This summer, Dad and I looked out over the lawn, and I suggested we stop watering it and replace it with fake grass and other low-water-consumption plants. Last week, finally, we began the process of letting the lawn die. Due to the way our yard is laid out, the lawn isn't visible to anyone but us-- the front yard is all plants and tanbark and trees and bushes. We're about to join a few other neighbors on our block in being grass-free. We feel great about it.
We live in California, where a great drought is taking place. We're in our fourth drought year, and our reservoirs and aquifers and running out. Grass, or at least the kind used in lawns, is a swamp plant that thrives in wet, water-logged soil. A grass lawn needs to be watered heavily every day to keep the soil damp enough to support it-- it's basically the worst possible plant to coat your land in, if there's a drought.

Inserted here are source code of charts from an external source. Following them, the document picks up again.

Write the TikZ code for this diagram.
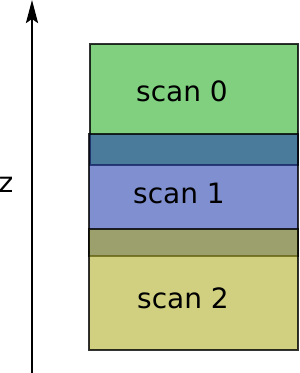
\documentclass[tikz,border=0pt]{standalone}
\usepackage{fontspec}
\setmainfont{DejaVu Sans}
\usetikzlibrary{arrows.meta}
\definecolor{gfill}{RGB}{36,174,36}
\definecolor{bfill}{RGB}{36,62,174}
\definecolor{yfill}{RGB}{174,174,36}
\tikzset{
  scanbox/.style={fill opacity=0.58, draw=black, draw opacity=0.8, line width=2.2pt},
  scanlabel/.style={font=\fontsize{28}{30}\selectfont, text=black, inner sep=0pt},
  axis/.style={line width=2.3pt, -{Stealth[length=23pt,width=12pt,inset=4pt]}}
}
\begin{document}
\begin{tikzpicture}[x=1pt,y=-1pt]
\useasboundingbox (0,0) rectangle (300,373);
\filldraw[scanbox, fill=gfill] (90,44) rectangle (298,165);
\filldraw[scanbox, fill=bfill] (89,134) rectangle (298,256);
\filldraw[scanbox, fill=yfill] (89,229) rectangle (298,350);
\node[scanlabel] (s0) at (182,91) {scan 0};
\node[scanlabel] (s1) at (179,193) {scan 1};
\node[scanlabel] (s2) at (183,298) {scan 2};
\coordinate (zb) at (32,373);
\coordinate (zt) at (32,0);
\draw[axis] (zb) -- (zt);
\node[scanlabel] (z) at (6,185) {z};
\end{tikzpicture}
\end{document}
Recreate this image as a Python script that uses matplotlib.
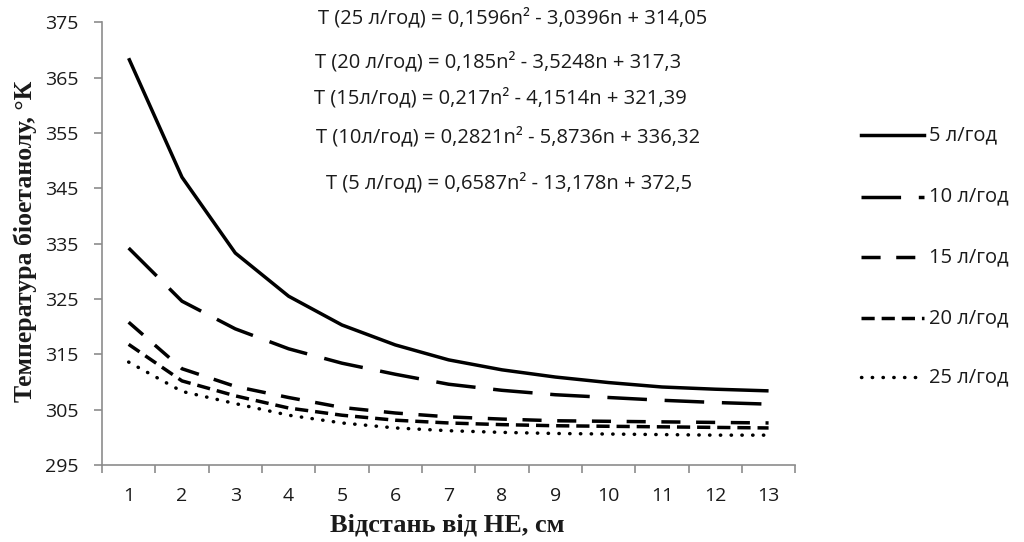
import numpy as np
import matplotlib.pyplot as plt
from matplotlib.lines import Line2D

# =========================================================
# DATA
# =========================================================

distance = list(range(1, 14))

t_5 = [368.5, 347.0, 333.3, 325.5, 320.3, 316.7, 314.0, 312.2, 310.9, 309.9, 309.1, 308.7, 308.4]
t_10 = [334.2, 324.6, 319.6, 316.0, 313.4, 311.4, 309.6, 308.5, 307.7, 307.2, 306.7, 306.3, 306.0]
t_15 = [320.8, 312.4, 309.2, 307.2, 305.4, 304.4, 303.7, 303.3, 303.0, 302.9, 302.8, 302.7, 302.6]
t_20 = [316.8, 310.2, 307.5, 305.3, 304.0, 303.1, 302.6, 302.3, 302.1, 302.0, 301.9, 301.8, 301.7]
t_25 = [313.6, 308.3, 306.1, 304.0, 302.6, 301.7, 301.2, 300.9, 300.7, 300.6, 300.5, 300.4, 300.4]

series_labels = ["5 л/год", "10 л/год", "15 л/год", "20 л/год", "25 л/год"]

equations = [
    "T (25 л/год) = 0,1596n² - 3,0396n + 314,05",
    "T (20 л/год) = 0,185n² - 3,5248n + 317,3",
    "T (15л/год) = 0,217n² - 4,1514n + 321,39",
    "T (10л/год) = 0,2821n² - 5,8736n + 336,32",
    "T (5 л/год) = 0,6587n² - 13,178n + 372,5",
]

y_ticks = [295, 305, 315, 325, 335, 345, 355, 365, 375]

# =========================================================
# STYLES
# =========================================================

LW = 2.5
styles = [
    dict(linestyle="-", linewidth=LW, dash_capstyle="butt"),
    dict(linestyle=(0, (11.4, 5.1)), linewidth=LW, dash_capstyle="butt"),
    dict(linestyle=(0, (5.5, 4.5)), linewidth=LW, dash_capstyle="butt"),
    dict(linestyle=(0, (3.8, 2.0)), linewidth=LW, dash_capstyle="butt"),
    dict(linestyle=(0, (0.1, 3.0)), linewidth=LW, dash_capstyle="round"),
]

font_txt = ["Open Sans", "DejaVu Sans"]
font_serif = ["Liberation Serif", "DejaVu Serif"]
txt_color = "#1a1a1a"

# =========================================================
# FIGURE
# =========================================================

fig = plt.figure(figsize=(10.24, 5.42), dpi=100)
ax = fig.add_axes([0.0996, 0.142, 0.677, 0.817])

all_series = [t_5, t_10, t_15, t_20, t_25]
for vals, st in zip(all_series, styles):
    ax.plot(distance, vals, color="black", solid_capstyle="butt", **st)

ax.set_xlim(0.5, 13.5)
ax.set_ylim(295, 375)
ax.set_yticks(y_ticks)
ax.set_xticks(distance)
ax.set_xticks(np.arange(0.5, 14.0, 1.0), minor=True)

for side in ["top", "right"]:
    ax.spines[side].set_visible(False)
for side in ["left", "bottom"]:
    ax.spines[side].set_color("#8c8c8c")
    ax.spines[side].set_linewidth(1.2)

ax.tick_params(axis="x", which="major", length=0, pad=16,
               labelsize=14, labelcolor=txt_color)
ax.tick_params(axis="x", which="minor", length=6, color="#8c8c8c", width=1.2)
ax.tick_params(axis="y", length=6, color="#8c8c8c", width=1.2, pad=11,
               labelsize=14, labelcolor=txt_color)
for lab in ax.get_xticklabels() + ax.get_yticklabels():
    lab.set_family(font_txt)

fig.text(0.437, 0.031, "Відстань від НЕ, см", ha="center", va="center",
         fontsize=19, fontweight="bold", family=font_serif, color=txt_color)
fig.text(0.025, 0.555, "Температура біоетанолу, °К", ha="center", va="center",
         rotation=90, fontsize=18.5, fontweight="bold", family=font_serif,
         color=txt_color)

# equations
eq_x = [0.501, 0.486, 0.489, 0.496, 0.497]
eq_y = [0.967, 0.886, 0.819, 0.747, 0.662]
for txt, xx, yy in zip(equations, eq_x, eq_y):
    fig.text(xx, yy, txt, ha="center", va="center",
             fontsize=14.5, family=font_txt, color=txt_color)

# legend (drawn by hand for exact placement)
leg_y = [0.751, 0.637, 0.526, 0.413, 0.304]
for lab, st, yy in zip(series_labels, styles, leg_y):
    fig.add_artist(Line2D([0.841, 0.902], [yy, yy], color="black",
                          transform=fig.transFigure, **st))
    fig.text(0.907, yy, lab, ha="left", va="center",
             fontsize=14.5, family=font_txt, color=txt_color)

fig.savefig("out.png", dpi=100)
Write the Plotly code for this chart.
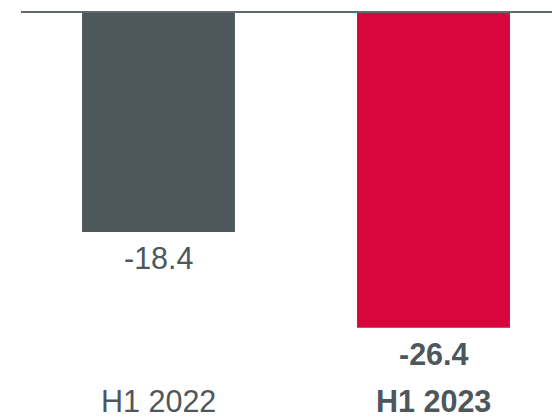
import plotly.graph_objects as go

categories = ["H1 2022", "H1 2023"]
values = [-18.4, -26.4]
bar_colors = ["#4D575C", "#D7063C"]
label_bold = [False, True]

text_color = "#4D575C"
font_family = "Arial, Liberation Sans, sans-serif"

fig = go.Figure(
    go.Bar(
        x=categories,
        y=values,
        marker=dict(color=bar_colors, line=dict(width=0)),
        width=0.556,
        hoverinfo="skip",
    )
)

annotations = []
for cat, val, bold in zip(categories, values, label_bold):
    value_text = f"{val:.1f}"
    cat_text = cat
    if bold:
        value_text = f"<b>{value_text}</b>"
        cat_text = f"<b>{cat_text}</b>"
    # value label under the bar end
    annotations.append(dict(
        x=cat, y=val, xref="x", yref="y", text=value_text, showarrow=False,
        yanchor="middle", yshift=-26,
        font=dict(family=font_family, size=30.5, color=text_color),
    ))
    # category label along the bottom
    annotations.append(dict(
        x=cat, y=19 / 420, xref="x", yref="paper", text=cat_text, showarrow=False,
        yanchor="middle",
        font=dict(family=font_family, size=30.5, color=text_color),
    ))

fig.update_layout(
    width=552,
    height=420,
    margin=dict(l=21, r=0, t=0, b=0),
    paper_bgcolor="white",
    plot_bgcolor="white",
    showlegend=False,
    xaxis=dict(
        range=[-0.5, -0.5 + 531 / 275],
        showticklabels=False, showgrid=False, zeroline=False, showline=False,
        fixedrange=True,
    ),
    yaxis=dict(
        range=[-34.11, 1.0],
        showticklabels=False, showgrid=False, zeroline=False, showline=False,
        fixedrange=True,
    ),
    annotations=annotations,
    shapes=[dict(
        type="line", xref="paper", yref="y", x0=0, x1=1, y0=0, y1=0,
        line=dict(color="#636A6E", width=2), layer="above",
    )],
)

fig.write_html("out.html", config={"displayModeBar": False})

We will replace our lawn with bushes and flowers and tanbark and some fake turf. It'll look good, and we'll save money in the long run, especially if water prices rise. I hope that others in California do the same.
What is likely to be the fourth straight year of drought has arrived and it is real. The numbers don’t lie. The state is in a drought and nearly all of it is in a severe or extreme drought, according to the U.S. Drought Monitor, an arm of the National Drought Mitigation Center at the University of Nebraska-Lincoln and the National Oceanic and Atmospheric Administration.
After three-plus years of record low rain and snowfall, the Golden State is now closer to a pale beige. And the water shortage is already hurting agriculture and threatening to kill our economy — not just our precious lawns
In time, it may be one of the factors that helps keep this state habitable.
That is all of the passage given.